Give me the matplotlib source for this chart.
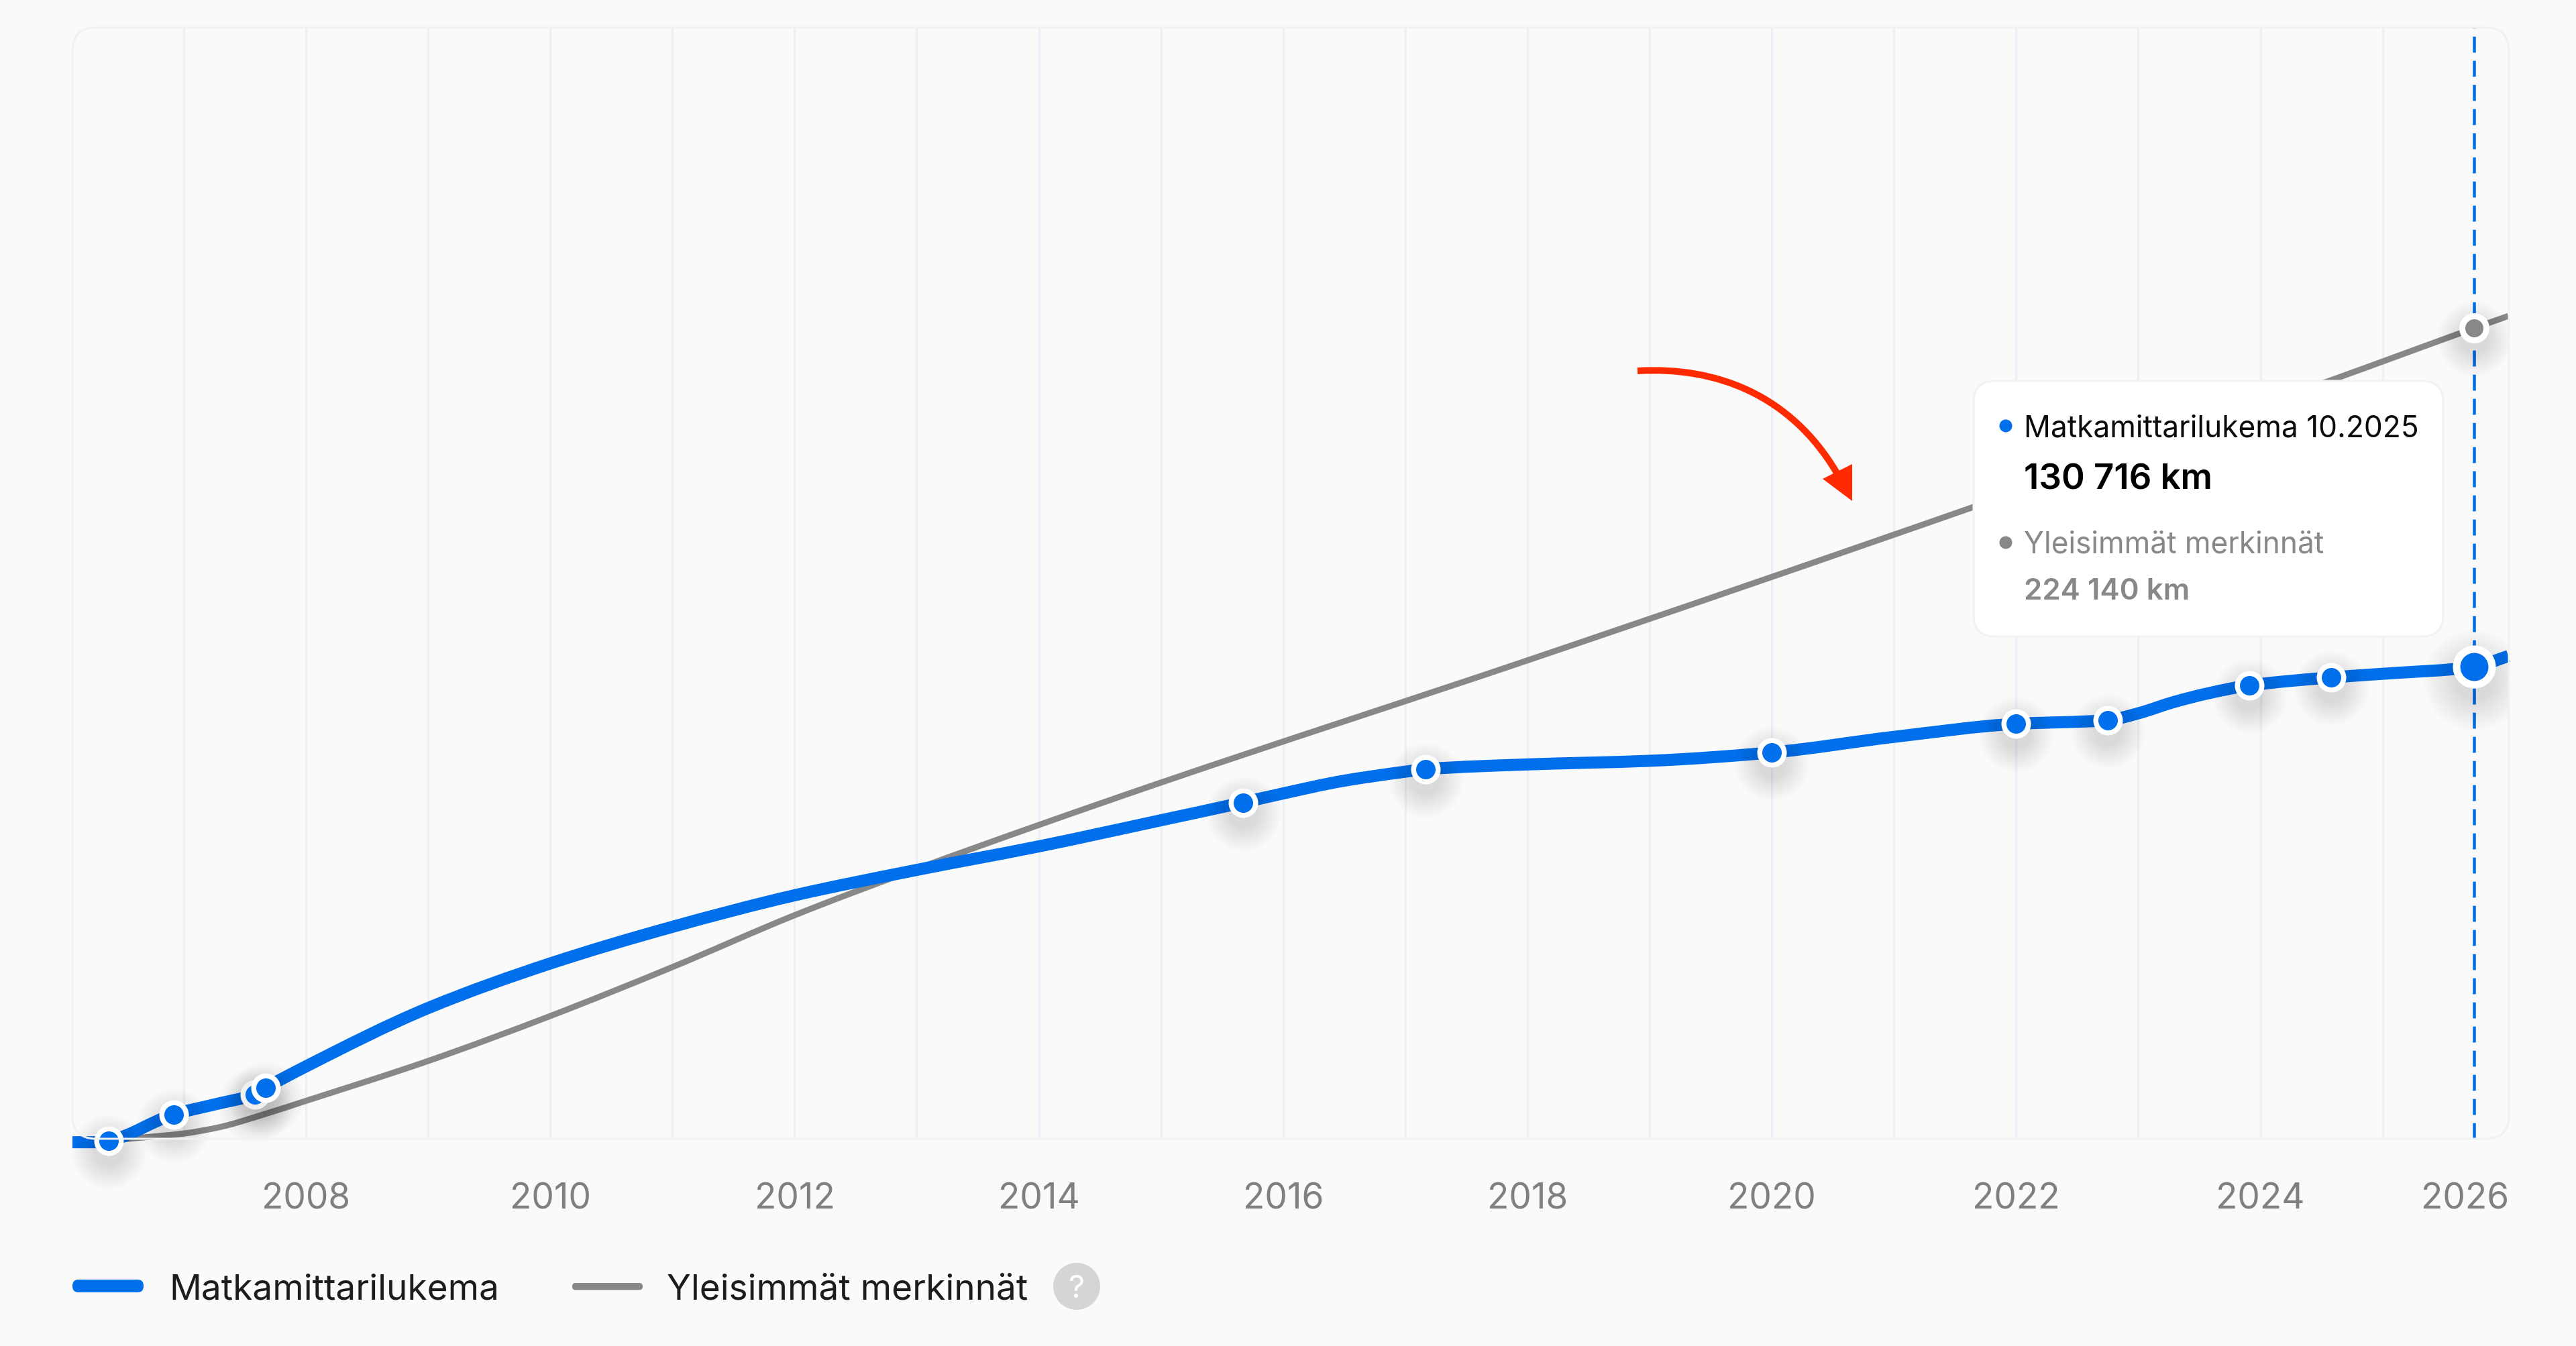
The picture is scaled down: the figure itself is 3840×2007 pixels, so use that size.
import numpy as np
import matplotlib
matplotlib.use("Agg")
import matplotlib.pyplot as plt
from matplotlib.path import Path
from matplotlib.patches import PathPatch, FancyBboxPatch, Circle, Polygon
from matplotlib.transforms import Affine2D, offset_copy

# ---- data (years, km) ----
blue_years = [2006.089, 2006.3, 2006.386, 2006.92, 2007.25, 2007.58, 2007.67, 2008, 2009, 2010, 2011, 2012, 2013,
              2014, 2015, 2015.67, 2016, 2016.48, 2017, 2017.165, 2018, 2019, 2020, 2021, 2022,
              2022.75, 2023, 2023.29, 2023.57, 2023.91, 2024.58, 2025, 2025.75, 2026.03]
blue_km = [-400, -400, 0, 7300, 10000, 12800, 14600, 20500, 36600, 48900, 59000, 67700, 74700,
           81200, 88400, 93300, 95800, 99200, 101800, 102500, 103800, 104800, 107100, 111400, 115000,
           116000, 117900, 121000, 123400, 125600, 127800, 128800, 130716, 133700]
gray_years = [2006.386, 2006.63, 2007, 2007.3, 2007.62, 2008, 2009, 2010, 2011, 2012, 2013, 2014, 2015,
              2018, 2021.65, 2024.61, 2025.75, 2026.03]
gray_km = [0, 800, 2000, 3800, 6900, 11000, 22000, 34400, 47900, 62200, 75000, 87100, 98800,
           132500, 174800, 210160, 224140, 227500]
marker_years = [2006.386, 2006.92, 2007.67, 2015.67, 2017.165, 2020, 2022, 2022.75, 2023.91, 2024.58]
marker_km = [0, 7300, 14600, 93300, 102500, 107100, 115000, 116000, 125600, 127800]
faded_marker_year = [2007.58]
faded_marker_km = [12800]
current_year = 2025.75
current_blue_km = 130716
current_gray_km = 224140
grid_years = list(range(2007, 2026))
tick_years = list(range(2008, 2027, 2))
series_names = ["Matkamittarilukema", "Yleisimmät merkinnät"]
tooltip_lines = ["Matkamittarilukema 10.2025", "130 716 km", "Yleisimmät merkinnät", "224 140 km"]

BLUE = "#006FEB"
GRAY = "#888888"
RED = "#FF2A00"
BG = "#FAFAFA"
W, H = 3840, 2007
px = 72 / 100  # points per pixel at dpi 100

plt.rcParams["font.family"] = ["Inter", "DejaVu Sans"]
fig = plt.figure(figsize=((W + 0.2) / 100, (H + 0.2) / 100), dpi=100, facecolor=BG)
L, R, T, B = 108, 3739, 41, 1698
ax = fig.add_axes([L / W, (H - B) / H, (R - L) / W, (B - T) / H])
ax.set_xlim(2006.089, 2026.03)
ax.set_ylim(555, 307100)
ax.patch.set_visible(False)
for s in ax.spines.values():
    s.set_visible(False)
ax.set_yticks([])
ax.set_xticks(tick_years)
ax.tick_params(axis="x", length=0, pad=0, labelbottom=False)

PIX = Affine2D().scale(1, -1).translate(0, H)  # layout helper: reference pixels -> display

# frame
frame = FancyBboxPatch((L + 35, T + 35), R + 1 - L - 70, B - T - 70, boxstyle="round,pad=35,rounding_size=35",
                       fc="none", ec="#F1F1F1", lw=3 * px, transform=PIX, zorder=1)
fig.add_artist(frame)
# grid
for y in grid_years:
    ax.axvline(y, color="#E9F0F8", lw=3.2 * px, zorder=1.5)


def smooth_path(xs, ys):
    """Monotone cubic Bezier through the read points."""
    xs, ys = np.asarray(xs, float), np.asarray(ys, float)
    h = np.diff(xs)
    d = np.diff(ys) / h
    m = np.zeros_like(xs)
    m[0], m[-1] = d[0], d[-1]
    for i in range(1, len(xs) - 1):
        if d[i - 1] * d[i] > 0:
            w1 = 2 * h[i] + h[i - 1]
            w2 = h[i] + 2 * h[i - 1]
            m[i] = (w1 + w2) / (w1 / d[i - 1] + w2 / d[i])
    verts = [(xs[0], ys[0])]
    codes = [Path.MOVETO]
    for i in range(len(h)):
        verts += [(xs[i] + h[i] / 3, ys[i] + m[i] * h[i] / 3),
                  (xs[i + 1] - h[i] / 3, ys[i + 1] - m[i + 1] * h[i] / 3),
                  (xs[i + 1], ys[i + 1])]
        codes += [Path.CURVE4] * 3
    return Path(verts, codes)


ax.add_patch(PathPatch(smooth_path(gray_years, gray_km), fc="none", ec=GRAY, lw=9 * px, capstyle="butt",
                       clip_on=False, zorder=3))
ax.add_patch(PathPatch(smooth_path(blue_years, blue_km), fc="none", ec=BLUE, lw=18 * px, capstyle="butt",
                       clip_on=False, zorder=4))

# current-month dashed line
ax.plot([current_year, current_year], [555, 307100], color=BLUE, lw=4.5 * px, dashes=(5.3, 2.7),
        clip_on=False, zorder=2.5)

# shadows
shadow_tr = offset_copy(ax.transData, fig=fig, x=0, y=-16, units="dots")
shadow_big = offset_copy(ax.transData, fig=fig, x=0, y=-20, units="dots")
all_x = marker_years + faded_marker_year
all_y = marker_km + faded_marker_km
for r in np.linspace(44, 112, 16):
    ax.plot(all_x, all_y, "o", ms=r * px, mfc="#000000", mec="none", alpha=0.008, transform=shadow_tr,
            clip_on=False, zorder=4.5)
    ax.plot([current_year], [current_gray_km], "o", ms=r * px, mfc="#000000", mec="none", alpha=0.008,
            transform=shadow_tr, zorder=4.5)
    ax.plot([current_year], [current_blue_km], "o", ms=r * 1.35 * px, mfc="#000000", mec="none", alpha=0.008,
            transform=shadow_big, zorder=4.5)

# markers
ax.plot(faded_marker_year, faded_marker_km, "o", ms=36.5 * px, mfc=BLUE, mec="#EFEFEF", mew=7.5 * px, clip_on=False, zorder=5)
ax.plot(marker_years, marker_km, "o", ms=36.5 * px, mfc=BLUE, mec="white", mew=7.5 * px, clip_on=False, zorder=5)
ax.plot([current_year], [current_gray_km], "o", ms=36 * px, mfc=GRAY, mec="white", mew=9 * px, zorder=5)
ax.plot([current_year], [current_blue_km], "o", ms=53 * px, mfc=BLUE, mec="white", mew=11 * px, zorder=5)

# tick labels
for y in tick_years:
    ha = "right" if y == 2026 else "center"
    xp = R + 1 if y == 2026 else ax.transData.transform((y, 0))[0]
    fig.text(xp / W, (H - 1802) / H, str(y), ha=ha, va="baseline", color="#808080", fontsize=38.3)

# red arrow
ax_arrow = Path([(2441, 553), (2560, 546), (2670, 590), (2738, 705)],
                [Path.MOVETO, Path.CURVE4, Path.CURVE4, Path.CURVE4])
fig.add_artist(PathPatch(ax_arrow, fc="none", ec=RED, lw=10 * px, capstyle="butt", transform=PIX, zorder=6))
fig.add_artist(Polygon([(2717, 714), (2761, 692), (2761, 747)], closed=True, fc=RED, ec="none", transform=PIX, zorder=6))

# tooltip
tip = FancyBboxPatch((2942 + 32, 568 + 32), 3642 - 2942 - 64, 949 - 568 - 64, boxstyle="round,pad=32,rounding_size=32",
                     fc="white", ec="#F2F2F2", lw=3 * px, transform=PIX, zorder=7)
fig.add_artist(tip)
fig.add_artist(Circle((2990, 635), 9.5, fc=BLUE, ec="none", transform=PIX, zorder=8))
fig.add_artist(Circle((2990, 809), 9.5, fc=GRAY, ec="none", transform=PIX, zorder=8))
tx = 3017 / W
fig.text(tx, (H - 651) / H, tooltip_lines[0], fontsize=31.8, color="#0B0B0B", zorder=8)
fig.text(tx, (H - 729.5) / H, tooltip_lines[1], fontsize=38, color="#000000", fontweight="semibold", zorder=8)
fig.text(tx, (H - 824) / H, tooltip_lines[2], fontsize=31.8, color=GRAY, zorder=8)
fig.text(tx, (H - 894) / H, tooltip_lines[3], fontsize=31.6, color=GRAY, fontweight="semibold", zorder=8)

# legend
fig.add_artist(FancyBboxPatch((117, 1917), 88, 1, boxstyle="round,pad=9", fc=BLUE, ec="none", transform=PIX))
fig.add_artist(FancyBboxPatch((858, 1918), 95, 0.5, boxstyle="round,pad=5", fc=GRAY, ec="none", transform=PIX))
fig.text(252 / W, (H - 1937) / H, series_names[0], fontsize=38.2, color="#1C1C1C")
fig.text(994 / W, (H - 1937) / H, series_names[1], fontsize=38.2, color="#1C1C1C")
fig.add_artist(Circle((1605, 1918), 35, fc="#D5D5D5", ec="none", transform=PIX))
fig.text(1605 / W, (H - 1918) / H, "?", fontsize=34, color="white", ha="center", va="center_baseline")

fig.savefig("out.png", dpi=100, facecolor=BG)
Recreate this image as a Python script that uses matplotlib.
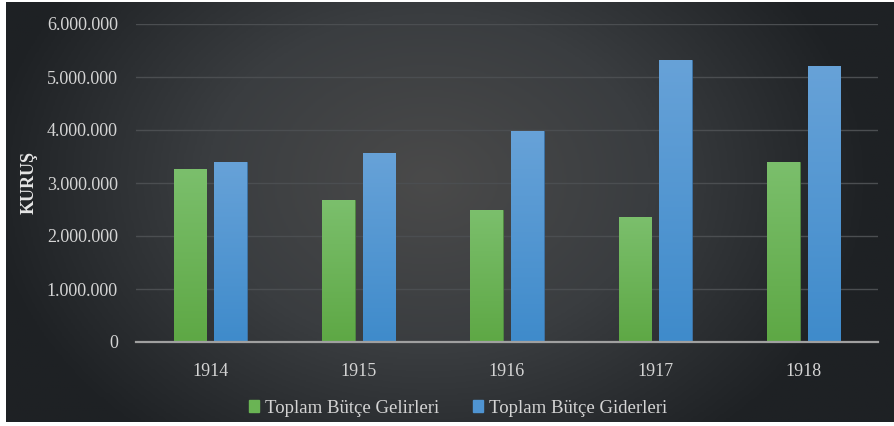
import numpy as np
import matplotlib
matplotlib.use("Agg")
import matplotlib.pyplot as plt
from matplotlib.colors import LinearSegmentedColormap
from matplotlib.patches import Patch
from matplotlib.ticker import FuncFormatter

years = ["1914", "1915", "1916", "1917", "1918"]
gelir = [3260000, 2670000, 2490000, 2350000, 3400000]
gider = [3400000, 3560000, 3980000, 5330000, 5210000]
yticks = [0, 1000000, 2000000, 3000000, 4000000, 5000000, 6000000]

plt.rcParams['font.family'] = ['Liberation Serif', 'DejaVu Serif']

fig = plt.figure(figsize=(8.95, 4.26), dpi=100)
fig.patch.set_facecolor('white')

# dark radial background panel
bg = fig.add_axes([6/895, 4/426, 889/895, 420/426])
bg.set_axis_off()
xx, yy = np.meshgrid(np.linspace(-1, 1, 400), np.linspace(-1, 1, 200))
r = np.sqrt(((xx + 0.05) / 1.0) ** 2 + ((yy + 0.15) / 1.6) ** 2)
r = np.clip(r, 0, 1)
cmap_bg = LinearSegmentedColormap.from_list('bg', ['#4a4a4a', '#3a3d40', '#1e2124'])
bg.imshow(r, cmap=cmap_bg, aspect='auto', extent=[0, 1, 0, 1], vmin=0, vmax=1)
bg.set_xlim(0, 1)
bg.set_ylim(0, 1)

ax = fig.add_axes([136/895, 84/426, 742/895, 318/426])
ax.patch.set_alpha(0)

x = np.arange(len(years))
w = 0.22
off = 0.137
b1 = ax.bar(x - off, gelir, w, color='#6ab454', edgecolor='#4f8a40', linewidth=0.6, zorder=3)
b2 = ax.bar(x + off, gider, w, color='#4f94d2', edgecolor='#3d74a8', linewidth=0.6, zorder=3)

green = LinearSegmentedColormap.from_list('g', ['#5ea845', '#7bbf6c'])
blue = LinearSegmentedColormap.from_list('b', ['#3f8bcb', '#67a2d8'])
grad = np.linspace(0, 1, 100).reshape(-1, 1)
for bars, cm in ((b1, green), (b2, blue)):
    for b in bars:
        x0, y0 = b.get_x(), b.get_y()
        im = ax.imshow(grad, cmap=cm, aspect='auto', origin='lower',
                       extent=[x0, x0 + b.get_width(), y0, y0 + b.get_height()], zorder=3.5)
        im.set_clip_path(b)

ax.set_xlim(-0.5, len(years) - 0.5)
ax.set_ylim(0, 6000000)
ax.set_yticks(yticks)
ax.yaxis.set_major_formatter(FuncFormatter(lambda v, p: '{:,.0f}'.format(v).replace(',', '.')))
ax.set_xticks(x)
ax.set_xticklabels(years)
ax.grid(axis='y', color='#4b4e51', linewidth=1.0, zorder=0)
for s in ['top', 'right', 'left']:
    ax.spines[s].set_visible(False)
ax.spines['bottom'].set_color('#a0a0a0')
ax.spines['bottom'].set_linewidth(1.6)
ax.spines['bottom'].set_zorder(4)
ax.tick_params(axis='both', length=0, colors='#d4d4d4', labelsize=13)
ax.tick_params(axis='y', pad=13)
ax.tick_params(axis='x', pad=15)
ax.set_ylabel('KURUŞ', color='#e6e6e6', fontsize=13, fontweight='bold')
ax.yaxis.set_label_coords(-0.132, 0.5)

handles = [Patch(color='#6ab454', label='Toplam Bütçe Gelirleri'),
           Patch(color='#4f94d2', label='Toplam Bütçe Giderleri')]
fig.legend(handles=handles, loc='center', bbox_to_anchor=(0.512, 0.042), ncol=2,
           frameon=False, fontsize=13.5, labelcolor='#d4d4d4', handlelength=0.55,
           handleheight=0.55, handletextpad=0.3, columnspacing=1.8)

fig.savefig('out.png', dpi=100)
┄┄┄┄┄┄┄┄┄┄┄┄┄┄┄┄┄┄┄┄
Write out exactly the lines running from the line containing "The picture is" to the line containing "from matplotlib.transforms import", with both of those lines included.

• _Full response_
The picture is scaled down: the figure itself is 3840×2007 pixels, so use that size.
import numpy as np
import matplotlib
matplotlib.use("Agg")
import matplotlib.pyplot as plt
from matplotlib.path import Path
from matplotlib.patches import PathPatch, FancyBboxPatch, Circle, Polygon
from matplotlib.transforms import Affine2D, offset_copy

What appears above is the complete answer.